You contradict yourself when stating innovation is improving current executions of ideas. Too much of this, and suddenly it's something called theft?

If you merely copy the execution of the competition 1:1, you won't win over your competitor. You need to offer a key advantage. That's where the innovation takes place: the small step differentiating your execution from the original. In doing so, you don't steal, but add something. Adding something can never be stealing.

2 comments

If we're talking about the term theft in the practical sense (and not the legal sense), I don't agree that theft necessarily have to take something away from those you steal from. Theft is the illegal taking of another person's property without that person's consent. This doesn't have to be physical stuff, it can also include digital properties like copyrighted material.

> You contradict yourself when stating innovation is improving current executions of ideas. Too much of this, and suddenly it's something called theft?

No, you got it all wrong. I argue that too little improvement of current executions is theft. I can't clone Facebook completely, change the logo, add a dislike button and then call it my own. That's theft, not innovation. However, I could take all the best ideas from Facebook, from Twitter, Gowalla etc. and create a unique social network I could call my own.
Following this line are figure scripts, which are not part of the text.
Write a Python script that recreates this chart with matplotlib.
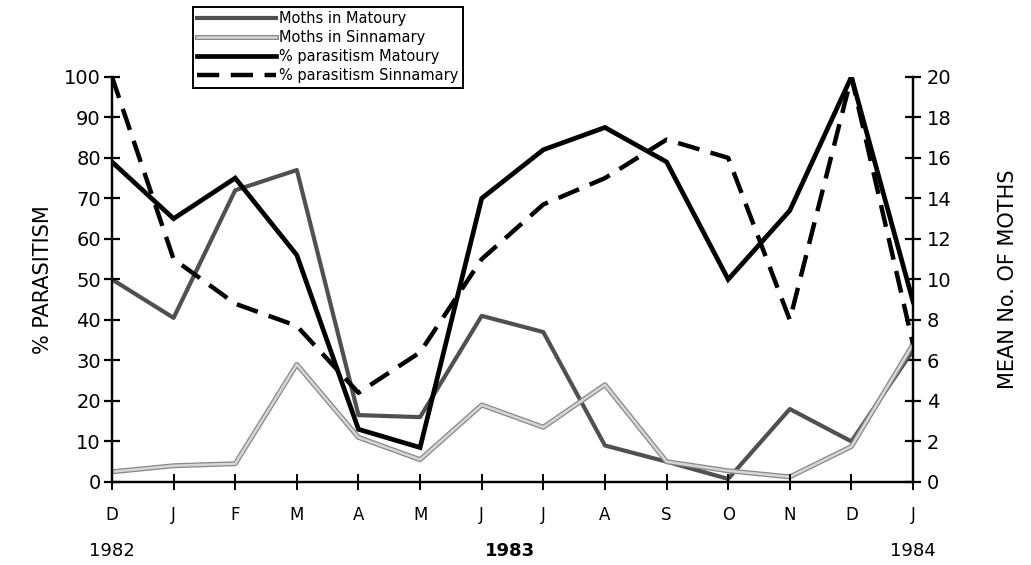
import matplotlib
matplotlib.use("Agg")
import matplotlib.pyplot as plt
import matplotlib.patheffects as pe
import numpy as np

# ---------------------------------------------------------------------------
# Data (Dec 1982 - Jan 1984)
# ---------------------------------------------------------------------------
months = ["D", "J", "F", "M", "A", "M", "J", "J", "A", "S", "O", "N", "D", "J"]

# mean number of moths (right axis)
moths_matoury    = [10.0, 8.1, 14.4, 15.4, 3.3, 3.2, 8.2, 7.4, 1.8, 1.0, 0.15, 3.6, 2.0, 6.5]
moths_sinnamary  = [0.5, 0.8, 0.9, 5.8, 2.2, 1.1, 3.8, 2.7, 4.8, 1.0, 0.55, 0.25, 1.75, 6.8]

# % parasitism (left axis)
para_matoury     = [79, 65, 75, 56, 13, 8.5, 70, 82, 87.5, 79, 50, 67, 100, 44.5]
para_sinnamary   = [100, 55, 44, 38.5, 22, 32, 55, 68.5, 75, 84.5, 80, 40, 100, 34]

left_ticks  = list(range(0, 101, 10))
right_ticks = list(range(0, 21, 2))

x = np.arange(len(months))

fig = plt.figure(figsize=(10.31, 5.65), dpi=100)
ax = fig.add_axes([0.1086, 0.147, 0.777, 0.717])
ax2 = ax.twinx()

# moth counts on the right axis
l1, = ax2.plot(x, moths_matoury, color="#505050", lw=3.0,
               label="Moths in Matoury", zorder=2)
l2, = ax2.plot(x, moths_sinnamary, color="#d6d6d6", lw=1.8,
               label="Moths in Sinnamary", zorder=2,
               path_effects=[pe.Stroke(linewidth=3.6, foreground="#888888"),
                             pe.Normal()])

# parasitism on the left axis (drawn on top)
ax.set_zorder(ax2.get_zorder() + 1)
ax.patch.set_visible(False)
l3, = ax.plot(x, para_matoury, color="black", lw=3.4,
              label="% parasitism Matoury", solid_joinstyle="miter")
l4, = ax.plot(x, para_sinnamary, color="black", lw=3.2,
              label="% parasitism Sinnamary", dashes=(5, 2.6))

ax.set_xlim(0, 13)
ax.set_ylim(0, 100)
ax2.set_ylim(0, 20)
ax.set_yticks(left_ticks)
ax2.set_yticks(right_ticks)
ax.set_xticks(x)
ax.set_xticklabels(months, fontsize=12)

for a in (ax, ax2):
    a.spines["top"].set_visible(False)
    for s in a.spines.values():
        s.set_linewidth(1.6)
ax.tick_params(axis="y", direction="inout", length=12, width=1.6,
               labelsize=14, pad=2)
ax2.tick_params(axis="y", direction="inout", length=12, width=1.6,
                labelsize=14, pad=4)
ax.tick_params(axis="x", direction="inout", length=12, width=1.4, pad=11)

ax.set_ylabel("% PARASITISM", fontsize=15, labelpad=8)
ax2.set_ylabel("MEAN No. OF MOTHS", fontsize=15, labelpad=33)

# year labels under the months
fig.text(0.1086, 0.016, "1982", ha="center", fontsize=13)
fig.text(0.495, 0.016, "1983", ha="center", fontsize=13, fontweight="bold")
fig.text(0.8856, 0.016, "1984", ha="center", fontsize=13)

leg = fig.legend(handles=[l1, l2, l3, l4], loc="upper left",
                 bbox_to_anchor=(0.187, 0.988), fontsize=10.5,
                 frameon=True, fancybox=False, framealpha=1,
                 edgecolor="black", handlelength=5.4, handletextpad=0.2,
                 borderpad=0.3, labelspacing=0.28, borderaxespad=0)
leg.get_frame().set_linewidth(1.4)

fig.savefig("out.png", dpi=100)
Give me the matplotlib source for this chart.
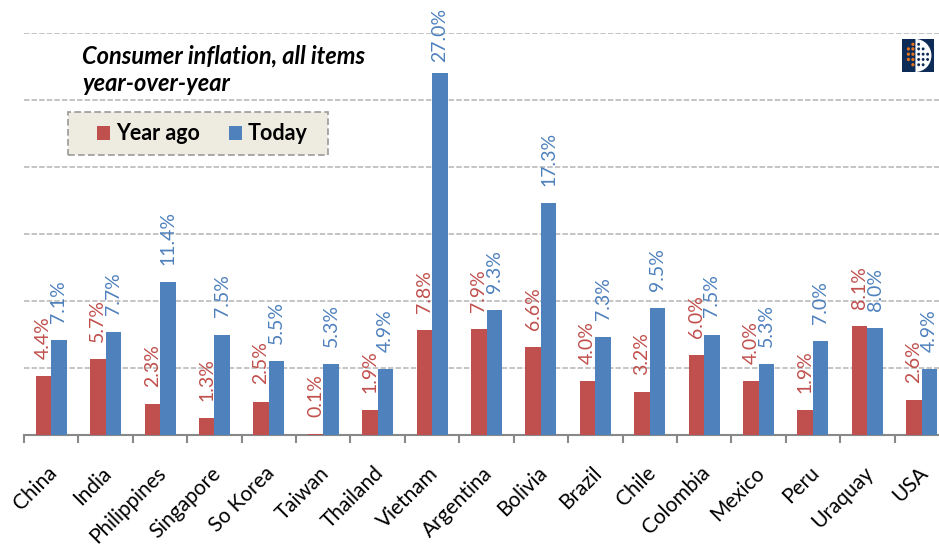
import numpy as np
import matplotlib
matplotlib.use("Agg")
import matplotlib.pyplot as plt
from matplotlib.patches import Rectangle, Wedge, Circle
from matplotlib.transforms import ScaledTranslation

countries = ["China", "India", "Philippines", "Singapore", "So Korea", "Taiwan",
             "Thailand", "Vietnam", "Argentina", "Bolivia", "Brazil", "Chile",
             "Colombia", "Mexico", "Peru", "Uraquay", "USA"]
year_ago = [4.4, 5.7, 2.3, 1.3, 2.5, 0.1, 1.9, 7.8, 7.9, 6.6, 4.0, 3.2, 6.0, 4.0, 1.9, 8.1, 2.6]
today = [7.1, 7.7, 11.4, 7.5, 5.5, 5.3, 4.9, 27.0, 9.3, 17.3, 7.3, 9.5, 7.5, 5.3, 7.0, 8.0, 4.9]
series_names = ["Year ago", "Today"]
title_lines = ["Consumer inflation, all items", "year-over-year"]

RED = "#C0504D"
BLUE = "#4F81BD"
FONT = "Lato"

W, H = 939, 546
fig = plt.figure(figsize=(W / 100, H / 100), dpi=100)


def fx(px):
    return px / W


def fy(py):
    return 1 - py / H


ax = fig.add_axes([fx(24), fy(435), 925 / W, (435 - 33) / H])
x = np.arange(len(countries))
w = 0.285
ax.bar(x - w / 2, year_ago, w, color=RED, zorder=3)
ax.bar(x + w / 2, today, w, color=BLUE, zorder=3)
ax.set_xlim(-0.5, len(countries) - 0.5)
ax.set_ylim(0, 30)

ax.set_yticks(np.arange(5, 31, 5))
ax.yaxis.grid(True, color="#C4C4C4", lw=1.4, ls=(0, (2.8, 1.1)), zorder=0)
ax.tick_params(axis="y", length=0, labelleft=False)
for s in ["left", "top", "right"]:
    ax.spines[s].set_visible(False)
ax.spines["bottom"].set_color("#888888")
ax.spines["bottom"].set_linewidth(1.5)
ax.set_xticks(x)
ax.tick_params(axis="x", which="major", length=0, labelbottom=False)
ax.set_xticks(np.arange(-0.5, len(countries), 1), minor=True)
ax.tick_params(axis="x", which="minor", length=5.5, width=1.5, color="#888888", direction="out")

# data labels
off = 1.27
ymax_lab = 27.8
for i in range(len(countries)):
    ax.text(x[i] - w / 2, min(year_ago[i] + off, ymax_lab), f"{year_ago[i]:.1f}%",
            rotation=90, ha="center", va="bottom", color=RED, fontsize=14,
            family=FONT, zorder=4)
    ax.text(x[i] + w / 2, min(today[i] + off, ymax_lab), f"{today[i]:.1f}%",
            rotation=90, ha="center", va="bottom", color=BLUE, fontsize=14,
            family=FONT, zorder=4)

# category labels
tr = ax.get_xaxis_transform() + ScaledTranslation(0.03, -0.35, fig.dpi_scale_trans)
for i, c in enumerate(countries):
    ax.text(x[i], 0, c, transform=tr, rotation=45, rotation_mode="anchor",
            ha="right", va="center", fontsize=15, family=FONT, color="black")

# title
fig.text(fx(82), fy(63), title_lines[0], fontsize=17, family=FONT, weight="bold",
         style="italic", va="baseline", ha="left")
fig.text(fx(82), fy(91), title_lines[1], fontsize=17, family=FONT, weight="bold",
         style="italic", va="baseline", ha="left")

# legend box
fig.patches.append(Rectangle((fx(68), fy(155)), 260 / W, 43 / H, transform=fig.transFigure,
                             facecolor="#EEECE1", edgecolor="#9A9A9A", lw=1.2, ls=(0, (4, 2))))
fig.patches.append(Rectangle((fx(97), fy(140)), 13 / W, 14 / H, transform=fig.transFigure,
                             facecolor=RED, edgecolor="none"))
fig.text(fx(116), fy(133), series_names[0], fontsize=15.5, family=FONT, weight="bold",
         va="center", ha="left")
fig.patches.append(Rectangle((fx(229), fy(140)), 13 / W, 14 / H, transform=fig.transFigure,
                             facecolor=BLUE, edgecolor="none"))
fig.text(fx(248), fy(133), series_names[1], fontsize=15.5, family=FONT, weight="bold",
         va="center", ha="left")

# logo
lax = fig.add_axes([fx(902), fy(72), 32 / W, 33 / H])
lax.set_xlim(0, 1)
lax.set_ylim(0, 1)
lax.axis("off")
lax.add_patch(Rectangle((0, 0), 1, 1, facecolor="#0C2B57", edgecolor="none"))
lax.add_patch(Wedge((0.42, 0.5), 0.5, -90, 90, facecolor="white", edgecolor="none"))
for cx in [0.52, 0.66, 0.80]:
    for cy in [0.22, 0.38, 0.54, 0.70, 0.84]:
        if (cx - 0.42) ** 2 + (cy - 0.5) ** 2 < 0.17:
            lax.add_patch(Circle((cx, cy), 0.045, facecolor="#0C2B57", edgecolor="none"))
for cx, cy in [(0.34, 0.22), (0.34, 0.38), (0.34, 0.54), (0.34, 0.70), (0.34, 0.84),
               (0.20, 0.38), (0.20, 0.54), (0.20, 0.70)]:
    lax.add_patch(Circle((cx, cy), 0.05, facecolor="#E8741E", edgecolor="none"))

fig.savefig("out.png", dpi=100)
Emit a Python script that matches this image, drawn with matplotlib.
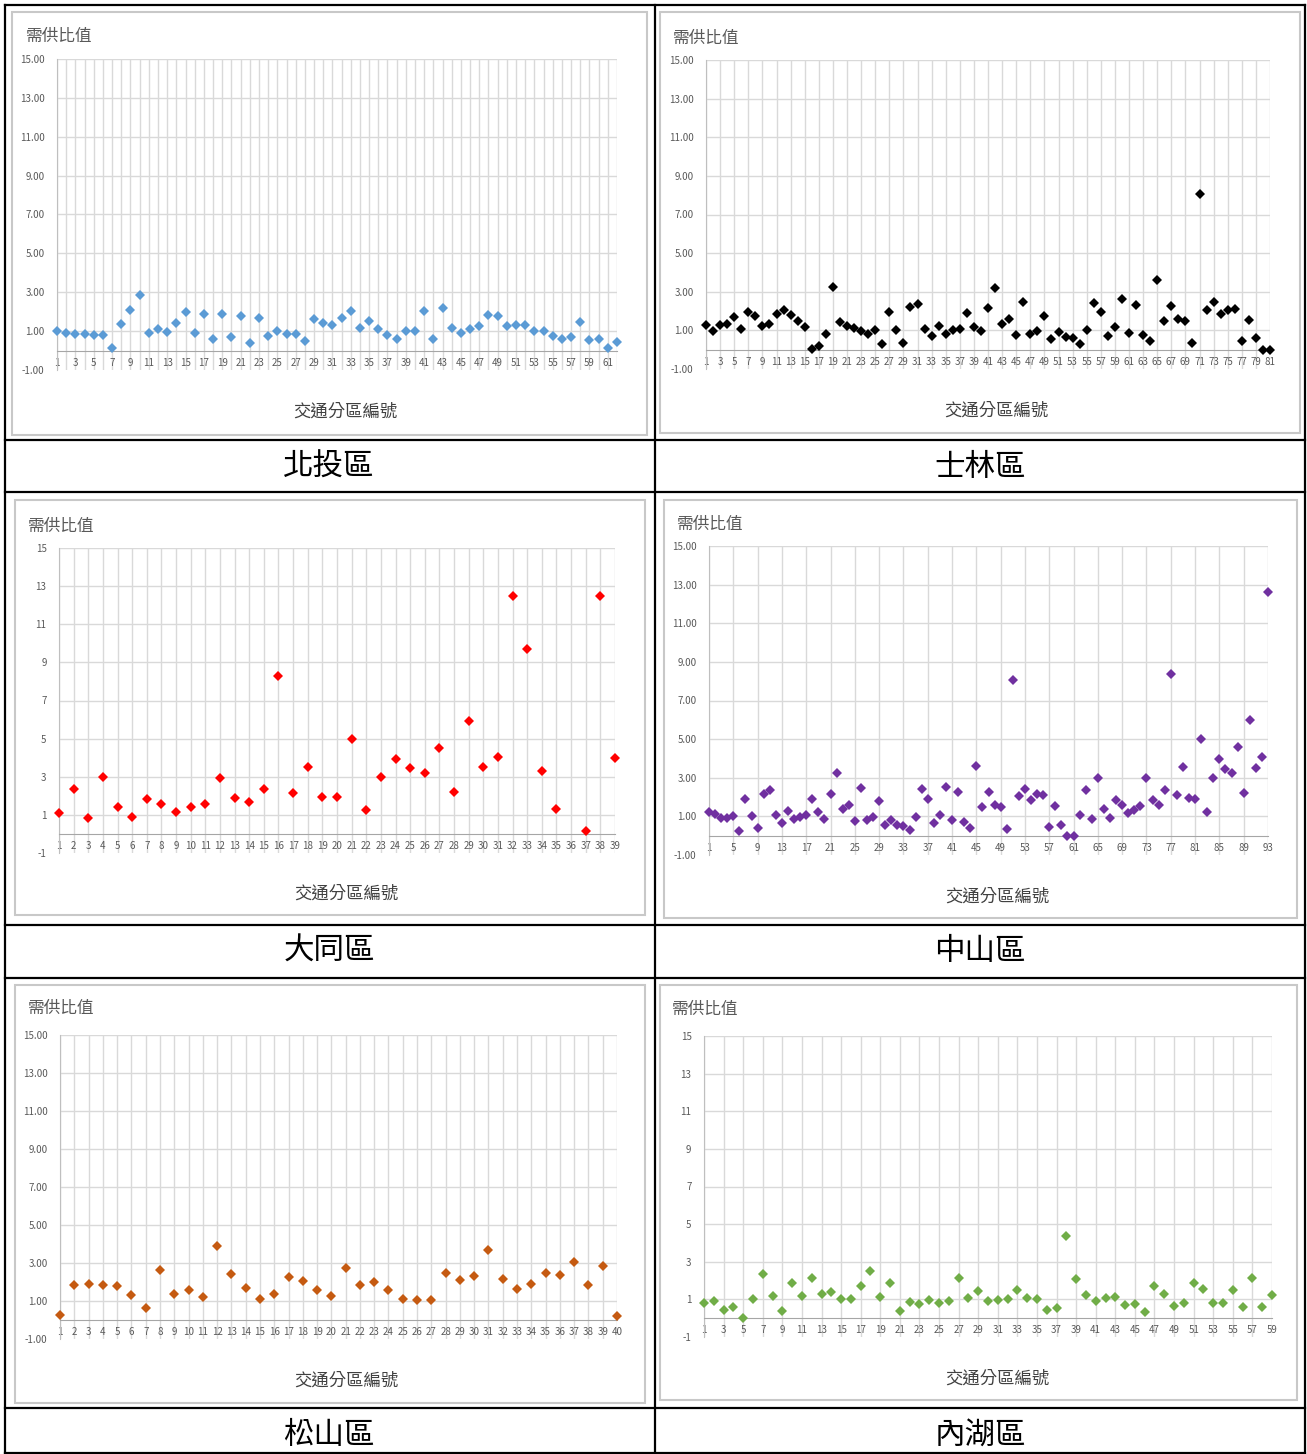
import numpy as np
import matplotlib
matplotlib.use("Agg")
import matplotlib.pyplot as plt
from matplotlib.patches import Rectangle
from matplotlib.lines import Line2D

plt.rcParams['font.family'] = ['Noto Sans CJK TC', 'DejaVu Sans']

W, H = 1307, 1454

# ---------------- data ----------------
beitou = [1.00, 0.91, 0.83, 0.83, 0.79, 0.79, 0.11, 1.39, 2.08, 2.88,
          0.88, 1.12, 0.98, 1.43, 1.99, 0.90, 1.89, 0.62, 1.89, 0.69,
          1.77, 0.40, 1.68, 0.74, 1.03, 0.83, 0.83, 0.49, 1.60, 1.41,
          1.29, 1.68, 2.03, 1.14, 1.51, 1.09, 0.79, 0.62, 1.00, 1.00,
          2.03, 0.62, 2.20, 1.17, 0.88, 1.12, 1.26, 1.85, 1.77, 1.26,
          1.29, 1.31, 1.00, 1.03, 0.74, 0.62, 0.71, 1.48, 0.54, 0.62,
          0.11, 0.45]

shilin = [1.26, 0.97, 1.26, 1.35, 1.70, 1.05, 1.96, 1.73, 1.23, 1.31,
          1.87, 2.08, 1.82, 1.47, 1.17, 0.04, 0.18, 0.79, 3.26, 1.43,
          1.23, 1.12, 0.97, 0.83, 1.03, 0.30, 1.96, 1.00, 0.34, 2.22,
          2.39, 1.09, 0.69, 1.23, 0.79, 1.03, 1.09, 1.90, 1.20, 0.95,
          2.17, 3.21, 1.35, 1.59, 0.77, 2.48, 0.79, 0.95, 1.75, 0.53,
          0.91, 0.65, 0.62, 0.30, 1.00, 2.43, 1.96, 0.69, 1.17, 2.60,
          0.88, 2.30, 0.74, 0.43, 3.61, 1.47, 2.25, 1.61, 1.47, 0.34,
          8.04, 2.04, 2.48, 1.87, 2.08, 2.13, 0.43, 1.56, 0.60, 0.00,
          0.00]

datong = [1.12, 2.35, 0.83, 3.01, 1.40, 0.91, 1.82, 1.56, 1.14, 1.40,
          1.56, 2.96, 1.86, 1.65, 2.35, 8.29, 2.14, 3.53, 1.96, 1.93,
          4.99, 1.26, 2.98, 3.92, 3.45, 3.22, 4.53, 2.22, 5.95, 3.50,
          4.02, 12.49, 9.71, 3.31, 1.30, np.nan, 0.18, 12.49, 3.97]

zhongshan = [1.23, 1.12, 0.91, 0.91, 1.03, 0.25, 1.92, 1.00, 0.39, 2.18,
             2.36, 1.09, 0.65, 1.26, 0.86, 0.97, 1.05, 1.90, 1.21, 0.86,
             2.18, 3.26, 1.38, 1.61, 0.74, 2.48, 0.79, 0.97, 1.78, 0.57,
             0.83, 0.57, 0.48, 0.27, 0.97, 2.43, 1.90, 0.65, 1.09, 2.53,
             0.83, 2.27, 0.70, 0.39, 3.59, 1.49, 2.27, 1.61, 1.47, 0.34,
             8.04, 2.08, 2.44, 1.87, 2.17, 2.13, 0.44, 1.52, 0.57, -0.01,
             -0.04, 1.09, 2.36, 0.86, 3.00, 1.40, 0.91, 1.87, 1.61, 1.17,
             1.35, 1.56, 2.97, 1.87, 1.61, 2.36, 8.39, 2.11, 3.57, 1.94,
             1.90, 5.03, 1.23, 3.00, 3.96, 3.47, 3.26, 4.57, 2.22, 6.01,
             3.52, 4.08, 12.60]

songshan = [0.28, 1.82, 1.91, 1.82, 1.77, 1.33, 0.65, 2.61, 1.39, 1.60,
            1.21, 3.88, 2.40, 1.70, 1.09, 1.39, 2.26, 2.04, 1.56, 1.25,
            2.74, 1.82, 2.00, 1.56, 1.12, 1.04, 1.04, 2.47, 2.09, 2.32,
            3.67, 2.16, 1.65, 1.88, 2.49, 2.35, 3.05, 1.86, 2.82, 0.19]

neihu = [0.82, 0.93, 0.44, 0.61, 0.03, 1.02, 2.34, 1.19, 0.38, 1.85,
         1.19, 2.11, 1.28, 1.41, 1.02, 1.00, 1.71, 2.52, 1.14, 1.85,
         0.40, 0.84, 0.74, 0.96, 0.82, 0.93, 2.11, 1.05, 1.45, 0.93,
         0.96, 1.02, 1.49, 1.05, 1.02, 0.44, 0.52, 4.37, 2.08, 1.23,
         0.91, 1.05, 1.14, 0.70, 0.75, 0.31, 1.71, 1.28, 0.65, 0.82,
         1.88, 1.55, 0.82, 0.79, 1.49, 0.61, 2.11, 0.58, 1.23]

district_names = ["北投區", "士林區", "大同區", "中山區", "松山區", "內湖區"]
y_title = "需供比值"
x_title = "交通分區編號"
y_ticks = [-1, 1, 3, 5, 7, 9, 11, 13, 15]

# ---------------- figure ----------------
fig = plt.figure(figsize=(W / 100, H / 100), dpi=100)


def fx(x):
    return x / W


def fy(y):
    return 1 - y / H


def panel(vals, color, box, plot, title_xy, xlabel_xy, xstep, gstep, fmt, ms):
    n = len(vals)
    x0, y0, x1, y1 = box
    fig.patches.append(Rectangle((fx(x0), fy(y1)), fx(x1 - x0), (y1 - y0) / H,
                                 transform=fig.transFigure, fill=False,
                                 edgecolor='#c8c8c8', lw=1.5))
    l, r, t, b = plot
    ax = fig.add_axes([fx(l), fy(b), fx(r - l), (b - t) / H])
    ax.set_xlim(1, n)
    ax.set_ylim(-1, 15)
    ax.patch.set_alpha(0)
    for s in ['top', 'right']:
        ax.spines[s].set_visible(False)
    ax.spines['left'].set_color('#bfbfbf')
    ax.spines['bottom'].set_color('#a6a6a6')
    ax.spines['bottom'].set_position(('data', 0))
    for yv in y_ticks[1:]:
        ax.axhline(yv, color='#d9d9d9', lw=1, zorder=0)
    for xv in range(1, n + 1, gstep):
        ax.axvline(xv, color='#d9d9d9', lw=1, zorder=0)
    xs = np.arange(1, n + 1)
    ax.plot(xs, vals, linestyle='none', marker='D', ms=ms, color=color,
            markeredgewidth=0, clip_on=False, zorder=3)
    xt = list(range(1, n + 1, xstep))
    ax.set_xticks(xt)
    ax.set_xticklabels([str(v) for v in xt])
    ax.set_yticks(y_ticks)
    ax.set_yticklabels([fmt.format(v) for v in y_ticks])
    ax.tick_params(axis='x', length=0, pad=5, labelsize=7, labelcolor='#595959')
    ax.tick_params(axis='y', length=0, pad=9, labelsize=7, labelcolor='#595959')
    fig.text(fx(title_xy[0]), fy(title_xy[1]), y_title, ha='left', va='center',
             fontsize=12, color='#595959')
    fig.text(fx(xlabel_xy[0]), fy(xlabel_xy[1]), x_title, ha='center', va='center',
             fontsize=12.5, color='#404040')
    return ax


panel(beitou, '#5B9BD5', (12, 12, 647, 435), (57, 617, 59, 370),
      (26, 36), (345, 412), 2, 1, '{:.2f}', 5.2)
panel(shilin, '#000000', (660, 12, 1300, 433), (706, 1270, 60, 369),
      (673, 38), (996, 411), 2, 2, '{:.2f}', 5.5)
panel(datong, '#FF0000', (15, 500, 645, 915), (59, 615, 548, 853),
      (28, 526), (346, 894), 1, 1, '{:d}', 5.5)
panel(zhongshan, '#7030A0', (664, 500, 1297, 918), (709, 1268, 546, 855),
      (677, 524), (997, 897), 4, 4, '{:.2f}', 5.2)
panel(songshan, '#C55A11', (15, 985, 645, 1403), (60, 617, 1035, 1339),
      (28, 1008), (346, 1381), 1, 1, '{:.2f}', 5.2)
panel(neihu, '#70AD47', (660, 985, 1297, 1400), (704, 1272, 1036, 1337),
      (672, 1009), (997, 1379), 2, 2, '{:d}', 5.2)

# ---------------- table lines & captions ----------------
def hline(y, x0=5, x1=1305):
    fig.add_artist(Line2D([fx(x0), fx(x1)], [fy(y), fy(y)], color='black', lw=1.6,
                          transform=fig.transFigure))


def vline(x, y0=5, y1=1454):
    fig.add_artist(Line2D([fx(x), fx(x)], [fy(y0), fy(y1)], color='black', lw=1.6,
                          transform=fig.transFigure))


for yy in [5, 440, 492, 925, 978, 1408, 1453]:
    hline(yy)
for xx in [5, 655, 1305]:
    vline(xx)

cap_pos = [(329, 467), (980, 467), (329, 951), (980, 951), (329, 1436), (980, 1436)]
for name, (cx, cy) in zip(district_names, cap_pos):
    fig.text(fx(cx), fy(cy), name, ha='center', va='center', fontsize=22, color='black')

fig.savefig('out.png', dpi=100)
> If you merely copy the execution of the competition 1:1, you won't win over your competitor. You need to offer a key advantage. That's where the innovation takes place: the small step differentiating your execution from the original. In doing so, you don't steal, but add something. Adding something can never be stealing.

Well, you actually don't necessarily need a better and improved product. The only thing you need to succeed as a clone is better marketing.

I think we actually agree that innovation is just improvement on the current execution.

I'd argue that "copyright" isn't a natural right like possession of property, and therefore you really can't steal copyrighted material.

If I grab your book while you're not looking, and xerox a few pages, I've copied some copyright material. Once I put the book back, YOU CAN'T TELL I'VE DONE IT. That's unlike actually removing the book from your posession. You can tell I've done that.

If you can't tell I've done it, it isn't theft. It's something else. All the laws in the world don't make it otherwise.

Agree, but that's not what we're talking about here. We're talking about copying something and calling it your own.

Copying a book for yourself is one thing, releasing a copy with another name and some minor additions and calling it your own is another thing.

> Theft means you take something away

Counterexample: theft of services.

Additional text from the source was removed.